Today is Election Day–marking the end of a long and extremely contentious campaign season.
Over the last few months I’ve seen a lot of positive political passion expressed on Facebook and Twitter (which will hopefully manifest itself in actual votes–yay democracy!), but I’ve also seen a lot of anger and arrogance.
If there’s one thing people get really up in arms about, it’s politics.
I’ve seen otherwise civil and pleasant conversations degenerate into virtual screaming matches, and fairly moderate people start leaning towards extremes, just to get a leg up in the argument.
Which got me to thinking–if politics can drive such a wedge between friends, what kind of effect does it have on relationships?
Last month, The Huffington Post ran an article about how difficult it is for Republican men to date in Washington D.C., a notoriously liberal city.
“I need to feel emotionally connected to someone and I can’t if they are mean-spirited and do not give a damn about the poor, as most Republicans are,” the article quotes someone as saying.
As simplistic as that may seem, it touches on something important–feeling emotionally connected to someone, and how that can be threatened by your partner not caring about the things you care about.
I asked a friend if she thought it was sustainable to date someone with whom you disagree politically, and she said no, qualifying her answer by adding that depends how much both people care about politics. “If either of you cares a lot, it won’t work. If no one cares it’s fine. But those people are dumb.”
I agree with her. Apathy might bridge the divide between political views, but the minute someone starts to care about something the other person doesn’t, it can cause problems.
I’m a staunch democrat–far more liberal than many of my friends–and my dating history tends to reflect that. I generally date guys with whom I feel ideologically aligned, especially if I have hopes of it becoming more serious.
Have I slept with my fair share of probably republican investment bankers?
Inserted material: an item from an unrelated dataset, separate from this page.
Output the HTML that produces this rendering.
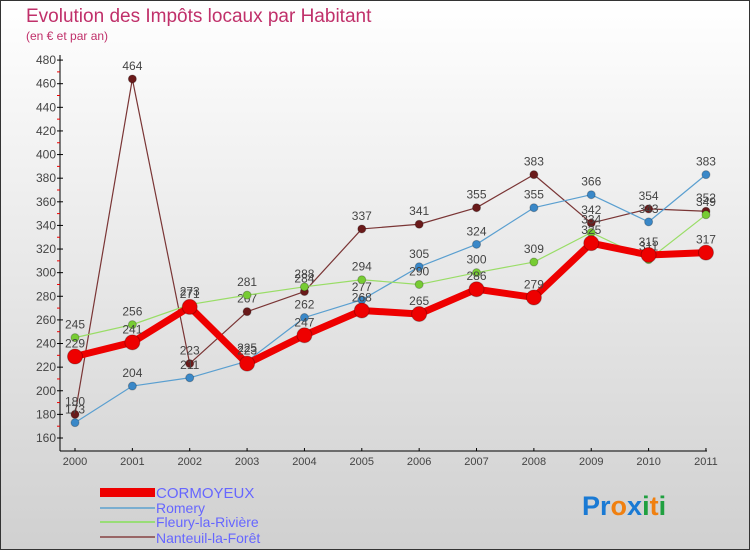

Sure–but I never expected to marry them.
I’ve had one serious relationship with someone who was decidedly more to my right, politically, and although we always did it civilly, we often disagreed. I remember one particularly intense argument about the issue of gay couples adopting children. He thought it was “wrong” and “unnatural,” while I argued that it’s not our place to take away the right to be parents from couples who want nothing more than to nurture, care for, and love a child, especially when any two heterosexual crackheads can fuck, get knocked up, and become parents with no obstacles.
Ultimately the relationship ended–for a host of other reasons–but our divergent political views were definitely a not insignificant factor.
At this point, I don’t think I could seriously date someone who was more conservative than me. There are too many things I feel strongly about for me to spend my life with someone who disagrees.
First of all, I’m an argumentative person, and I’d like to avoid gratuitous fights with the person I love. Secondly, I don’t think I would be ok with knowing that my partner’s vote was directly counteracting what mine was trying to achieve. Lastly, and most importantly, there’s no way I could ever have and raise children with someone whose values about fundamental things like social justice, civil rights, and individual freedoms differed from mine.
I have a lot of admiration and respect for couples who make it work–frankly, I have no idea how they do it. That kind of lifelong point of contention is something I want to avoid for my family.
That said, until I start a family, I’ll continue to be an equal opportunity dater–at least as long as those investment bankers are buying my drinks.
Would you date someone whose political views differed from yours?